» **EXERCISE DESCRIPTION**: Nothing but the lines from the line with "drawn with matplotlib." to the line with "ax = fig.add_axes([64", both included, is to be repeated, and those exactly. Leave out the pictures.

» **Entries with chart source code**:
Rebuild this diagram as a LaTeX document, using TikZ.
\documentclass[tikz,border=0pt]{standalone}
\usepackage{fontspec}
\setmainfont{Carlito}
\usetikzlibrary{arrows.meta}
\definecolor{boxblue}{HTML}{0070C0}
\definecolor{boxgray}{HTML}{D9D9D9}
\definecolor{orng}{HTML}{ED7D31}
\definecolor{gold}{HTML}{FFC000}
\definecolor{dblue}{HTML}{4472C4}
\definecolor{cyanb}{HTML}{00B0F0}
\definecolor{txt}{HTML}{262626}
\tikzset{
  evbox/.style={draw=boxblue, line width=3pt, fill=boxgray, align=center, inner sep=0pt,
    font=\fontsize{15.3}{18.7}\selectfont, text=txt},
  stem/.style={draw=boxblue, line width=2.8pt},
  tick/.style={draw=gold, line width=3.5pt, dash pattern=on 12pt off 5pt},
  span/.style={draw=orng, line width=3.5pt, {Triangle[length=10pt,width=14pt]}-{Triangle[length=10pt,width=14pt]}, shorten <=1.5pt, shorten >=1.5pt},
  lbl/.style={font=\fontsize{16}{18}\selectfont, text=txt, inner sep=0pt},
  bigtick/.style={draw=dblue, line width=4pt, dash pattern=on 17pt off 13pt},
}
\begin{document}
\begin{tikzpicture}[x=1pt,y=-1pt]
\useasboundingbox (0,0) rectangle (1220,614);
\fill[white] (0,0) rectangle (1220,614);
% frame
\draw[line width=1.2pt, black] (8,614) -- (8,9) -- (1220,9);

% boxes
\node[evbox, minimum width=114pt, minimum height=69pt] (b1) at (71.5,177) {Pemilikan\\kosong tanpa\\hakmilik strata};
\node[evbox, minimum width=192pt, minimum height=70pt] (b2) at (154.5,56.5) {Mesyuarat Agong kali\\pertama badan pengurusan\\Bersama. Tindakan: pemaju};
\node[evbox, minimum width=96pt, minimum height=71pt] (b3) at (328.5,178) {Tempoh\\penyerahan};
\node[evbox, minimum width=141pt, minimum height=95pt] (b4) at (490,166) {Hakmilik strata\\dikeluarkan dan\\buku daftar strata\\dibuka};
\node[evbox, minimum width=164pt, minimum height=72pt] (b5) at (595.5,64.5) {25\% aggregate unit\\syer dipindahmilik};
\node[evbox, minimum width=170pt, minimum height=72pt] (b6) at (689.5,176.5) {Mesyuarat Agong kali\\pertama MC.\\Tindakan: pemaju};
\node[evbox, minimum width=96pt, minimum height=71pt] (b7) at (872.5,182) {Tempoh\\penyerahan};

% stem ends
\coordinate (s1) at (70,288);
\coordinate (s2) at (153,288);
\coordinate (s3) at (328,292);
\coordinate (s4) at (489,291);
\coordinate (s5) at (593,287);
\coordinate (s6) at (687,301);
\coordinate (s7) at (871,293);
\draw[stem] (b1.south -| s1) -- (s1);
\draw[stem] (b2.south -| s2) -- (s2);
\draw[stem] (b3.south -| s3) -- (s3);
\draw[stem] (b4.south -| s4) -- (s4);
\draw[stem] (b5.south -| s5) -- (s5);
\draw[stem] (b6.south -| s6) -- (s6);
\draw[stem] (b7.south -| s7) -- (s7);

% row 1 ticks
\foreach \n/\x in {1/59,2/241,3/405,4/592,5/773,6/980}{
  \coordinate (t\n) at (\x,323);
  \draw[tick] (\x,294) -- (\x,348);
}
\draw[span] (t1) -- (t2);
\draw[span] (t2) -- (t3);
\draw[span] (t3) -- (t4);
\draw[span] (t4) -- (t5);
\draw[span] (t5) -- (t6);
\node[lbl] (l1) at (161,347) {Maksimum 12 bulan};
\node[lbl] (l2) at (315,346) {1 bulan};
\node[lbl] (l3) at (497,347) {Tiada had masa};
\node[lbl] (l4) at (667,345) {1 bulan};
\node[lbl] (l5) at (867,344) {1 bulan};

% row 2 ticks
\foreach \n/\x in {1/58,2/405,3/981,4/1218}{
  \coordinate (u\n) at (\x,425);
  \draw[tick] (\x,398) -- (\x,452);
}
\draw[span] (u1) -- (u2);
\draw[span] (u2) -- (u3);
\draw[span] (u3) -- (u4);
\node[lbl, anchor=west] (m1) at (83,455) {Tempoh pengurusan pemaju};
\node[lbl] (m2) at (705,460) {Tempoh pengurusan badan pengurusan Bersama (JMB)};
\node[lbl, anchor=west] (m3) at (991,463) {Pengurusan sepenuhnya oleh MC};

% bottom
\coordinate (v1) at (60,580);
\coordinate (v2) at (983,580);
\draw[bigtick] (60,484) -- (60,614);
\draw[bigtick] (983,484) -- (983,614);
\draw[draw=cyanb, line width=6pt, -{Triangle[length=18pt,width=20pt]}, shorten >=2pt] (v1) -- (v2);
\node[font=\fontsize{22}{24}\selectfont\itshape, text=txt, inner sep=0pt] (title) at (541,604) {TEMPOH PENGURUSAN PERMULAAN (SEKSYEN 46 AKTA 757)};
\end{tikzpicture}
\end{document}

* * *

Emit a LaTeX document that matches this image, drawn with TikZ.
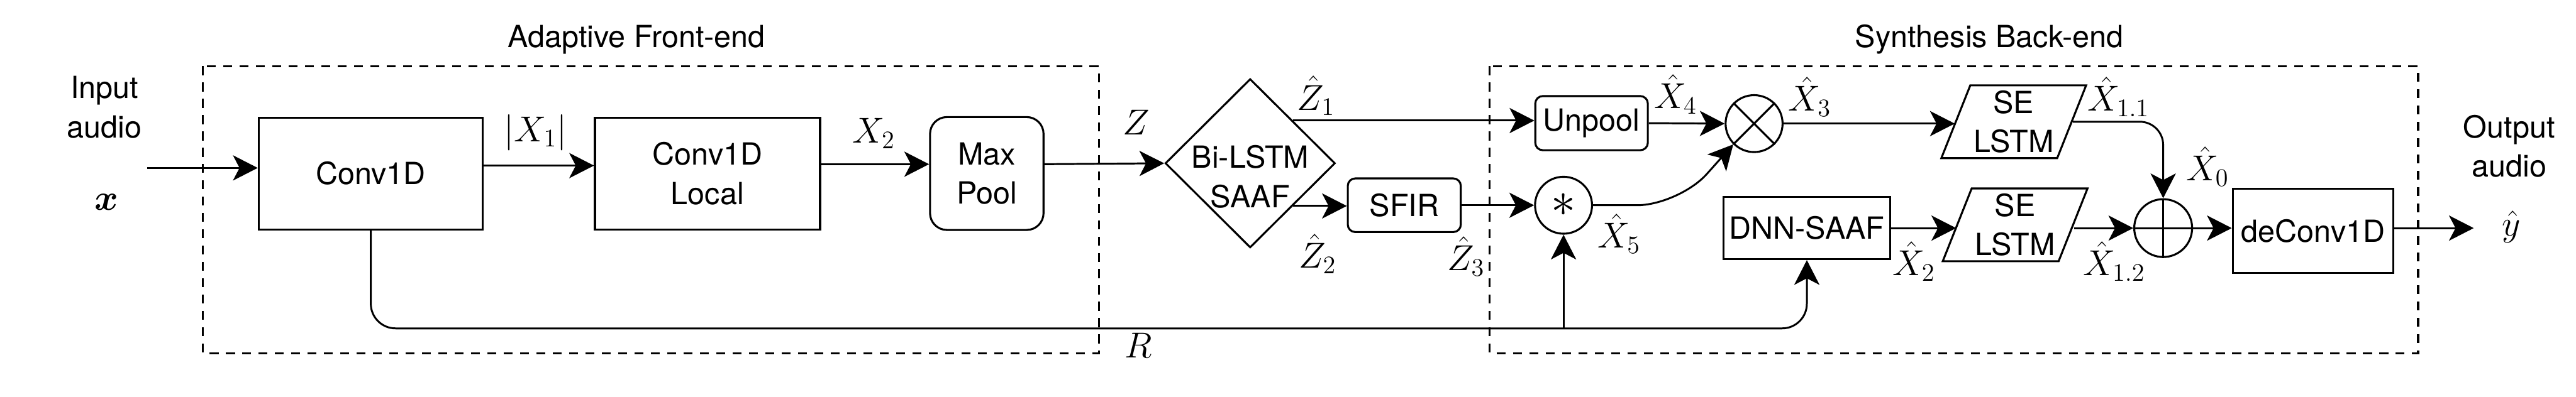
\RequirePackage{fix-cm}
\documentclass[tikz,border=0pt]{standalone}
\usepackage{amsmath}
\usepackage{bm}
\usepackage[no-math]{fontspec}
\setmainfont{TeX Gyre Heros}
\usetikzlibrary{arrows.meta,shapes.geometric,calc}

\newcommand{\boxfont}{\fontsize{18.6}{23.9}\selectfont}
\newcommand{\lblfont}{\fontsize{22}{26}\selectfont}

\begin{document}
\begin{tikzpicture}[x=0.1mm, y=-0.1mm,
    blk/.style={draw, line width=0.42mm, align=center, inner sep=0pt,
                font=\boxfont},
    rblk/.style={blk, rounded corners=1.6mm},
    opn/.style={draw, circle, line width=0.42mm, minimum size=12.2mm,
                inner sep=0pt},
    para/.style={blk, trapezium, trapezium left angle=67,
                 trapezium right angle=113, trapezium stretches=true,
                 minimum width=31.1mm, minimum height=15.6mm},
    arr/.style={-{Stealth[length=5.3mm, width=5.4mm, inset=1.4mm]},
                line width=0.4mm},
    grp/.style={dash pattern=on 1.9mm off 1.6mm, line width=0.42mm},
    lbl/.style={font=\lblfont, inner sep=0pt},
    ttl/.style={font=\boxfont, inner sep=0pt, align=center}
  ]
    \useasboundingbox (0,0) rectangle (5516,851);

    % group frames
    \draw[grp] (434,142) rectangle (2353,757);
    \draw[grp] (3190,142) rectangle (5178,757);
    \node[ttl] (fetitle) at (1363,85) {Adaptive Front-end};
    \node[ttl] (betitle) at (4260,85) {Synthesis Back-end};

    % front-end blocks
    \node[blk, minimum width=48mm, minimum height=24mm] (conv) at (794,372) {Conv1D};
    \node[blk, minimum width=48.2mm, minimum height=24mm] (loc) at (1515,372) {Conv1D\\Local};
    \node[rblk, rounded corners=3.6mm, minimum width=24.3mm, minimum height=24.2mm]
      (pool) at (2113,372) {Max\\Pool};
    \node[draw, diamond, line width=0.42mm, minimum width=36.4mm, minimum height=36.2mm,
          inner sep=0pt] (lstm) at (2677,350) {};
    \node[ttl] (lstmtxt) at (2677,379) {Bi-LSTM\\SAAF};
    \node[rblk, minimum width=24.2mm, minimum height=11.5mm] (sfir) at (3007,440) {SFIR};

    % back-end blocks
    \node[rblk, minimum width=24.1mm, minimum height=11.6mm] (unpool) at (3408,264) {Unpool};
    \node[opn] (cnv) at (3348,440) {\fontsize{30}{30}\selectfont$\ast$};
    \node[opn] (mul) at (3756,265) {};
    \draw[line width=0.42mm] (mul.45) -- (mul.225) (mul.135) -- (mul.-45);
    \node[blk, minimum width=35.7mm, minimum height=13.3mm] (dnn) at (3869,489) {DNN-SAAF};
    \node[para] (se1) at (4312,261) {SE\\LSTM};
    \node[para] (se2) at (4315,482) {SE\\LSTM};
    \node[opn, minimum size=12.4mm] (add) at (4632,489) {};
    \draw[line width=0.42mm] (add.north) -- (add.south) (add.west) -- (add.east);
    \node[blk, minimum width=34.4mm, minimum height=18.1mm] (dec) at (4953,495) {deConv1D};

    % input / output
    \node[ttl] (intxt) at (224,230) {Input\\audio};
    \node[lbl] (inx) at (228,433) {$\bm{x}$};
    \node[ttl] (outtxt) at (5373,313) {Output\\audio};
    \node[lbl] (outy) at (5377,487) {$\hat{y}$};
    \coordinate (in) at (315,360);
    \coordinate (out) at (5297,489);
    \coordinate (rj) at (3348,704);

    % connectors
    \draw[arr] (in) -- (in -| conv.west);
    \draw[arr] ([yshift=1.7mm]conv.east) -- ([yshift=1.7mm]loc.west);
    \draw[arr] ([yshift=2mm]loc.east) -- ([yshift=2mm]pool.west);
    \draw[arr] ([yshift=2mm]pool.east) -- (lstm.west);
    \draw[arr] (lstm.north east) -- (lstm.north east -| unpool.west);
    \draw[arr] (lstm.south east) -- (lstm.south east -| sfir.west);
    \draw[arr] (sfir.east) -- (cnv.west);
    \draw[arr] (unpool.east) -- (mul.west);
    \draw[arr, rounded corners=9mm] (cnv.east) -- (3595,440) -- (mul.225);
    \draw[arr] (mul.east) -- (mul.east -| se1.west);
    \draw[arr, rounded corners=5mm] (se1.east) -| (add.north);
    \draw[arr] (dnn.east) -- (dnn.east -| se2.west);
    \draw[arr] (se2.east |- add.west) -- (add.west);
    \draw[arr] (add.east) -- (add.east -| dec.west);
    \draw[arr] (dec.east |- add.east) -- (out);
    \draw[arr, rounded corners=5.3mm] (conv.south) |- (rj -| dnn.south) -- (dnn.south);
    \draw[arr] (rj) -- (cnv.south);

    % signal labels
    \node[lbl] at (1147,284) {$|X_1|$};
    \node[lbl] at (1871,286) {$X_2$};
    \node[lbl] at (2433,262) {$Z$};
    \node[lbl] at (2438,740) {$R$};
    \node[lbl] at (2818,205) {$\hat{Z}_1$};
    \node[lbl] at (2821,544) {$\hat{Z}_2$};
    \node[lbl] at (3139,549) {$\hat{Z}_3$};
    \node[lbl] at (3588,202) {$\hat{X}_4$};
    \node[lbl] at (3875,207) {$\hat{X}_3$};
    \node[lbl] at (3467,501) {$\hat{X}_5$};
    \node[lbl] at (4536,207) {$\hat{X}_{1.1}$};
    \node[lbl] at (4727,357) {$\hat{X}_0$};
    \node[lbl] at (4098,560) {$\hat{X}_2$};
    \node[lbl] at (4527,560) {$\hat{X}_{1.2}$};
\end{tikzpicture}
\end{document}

==

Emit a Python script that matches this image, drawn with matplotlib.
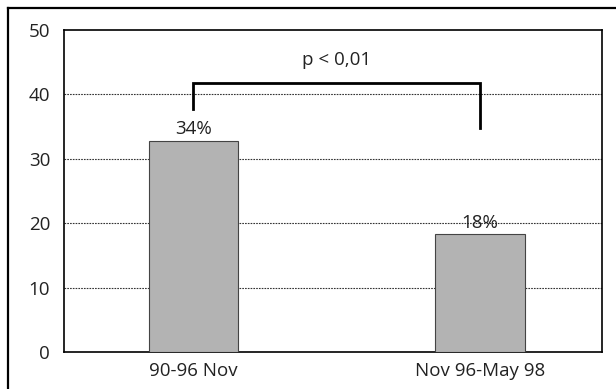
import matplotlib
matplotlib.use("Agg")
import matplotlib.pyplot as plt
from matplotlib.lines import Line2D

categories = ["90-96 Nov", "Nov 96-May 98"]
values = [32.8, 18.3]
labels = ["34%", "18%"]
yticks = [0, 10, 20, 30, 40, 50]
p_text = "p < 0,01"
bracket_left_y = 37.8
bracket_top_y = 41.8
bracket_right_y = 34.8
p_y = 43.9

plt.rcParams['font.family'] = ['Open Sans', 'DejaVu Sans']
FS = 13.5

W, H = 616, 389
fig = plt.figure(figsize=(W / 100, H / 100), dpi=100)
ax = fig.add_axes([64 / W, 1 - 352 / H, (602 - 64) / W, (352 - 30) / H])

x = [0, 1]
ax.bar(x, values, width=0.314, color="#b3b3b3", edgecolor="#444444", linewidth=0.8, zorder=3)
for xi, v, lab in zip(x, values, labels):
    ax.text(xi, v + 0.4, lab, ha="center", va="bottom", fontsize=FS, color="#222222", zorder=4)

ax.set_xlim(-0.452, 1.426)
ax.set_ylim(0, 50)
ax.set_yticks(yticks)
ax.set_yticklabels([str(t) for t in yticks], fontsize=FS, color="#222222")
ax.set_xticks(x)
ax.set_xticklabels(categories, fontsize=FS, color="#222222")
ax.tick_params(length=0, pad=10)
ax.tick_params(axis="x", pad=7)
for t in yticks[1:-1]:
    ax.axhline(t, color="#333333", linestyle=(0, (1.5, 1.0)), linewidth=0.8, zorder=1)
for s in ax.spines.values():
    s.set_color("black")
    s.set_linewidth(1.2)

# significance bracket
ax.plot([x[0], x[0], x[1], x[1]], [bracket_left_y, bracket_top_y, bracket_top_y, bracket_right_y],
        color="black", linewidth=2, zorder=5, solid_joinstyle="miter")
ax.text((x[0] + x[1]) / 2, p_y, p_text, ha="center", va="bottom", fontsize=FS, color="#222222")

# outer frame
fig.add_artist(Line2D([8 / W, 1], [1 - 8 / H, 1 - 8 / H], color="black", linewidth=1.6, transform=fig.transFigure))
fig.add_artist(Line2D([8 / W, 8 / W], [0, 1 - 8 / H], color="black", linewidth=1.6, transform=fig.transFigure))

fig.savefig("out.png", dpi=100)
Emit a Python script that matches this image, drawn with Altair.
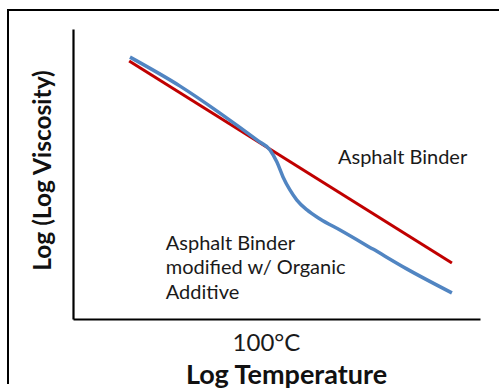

» **THE RESULT**:
Emit a Python script that matches this image, drawn with matplotlib.
import matplotlib
matplotlib.use("Agg")
import matplotlib.pyplot as plt
from matplotlib.lines import Line2D

categories = ["90-96 Nov", "Nov 96-May 98"]
values = [32.8, 18.3]
labels = ["34%", "18%"]
yticks = [0, 10, 20, 30, 40, 50]
p_text = "p < 0,01"
bracket_left_y = 37.8
bracket_top_y = 41.8
bracket_right_y = 34.8
p_y = 43.9

plt.rcParams['font.family'] = ['Open Sans', 'DejaVu Sans']
FS = 13.5

W, H = 616, 389
fig = plt.figure(figsize=(W / 100, H / 100), dpi=100)
ax = fig.add_axes([64 / W, 1 - 352 / H, (602 - 64) / W, (352 - 30) / H])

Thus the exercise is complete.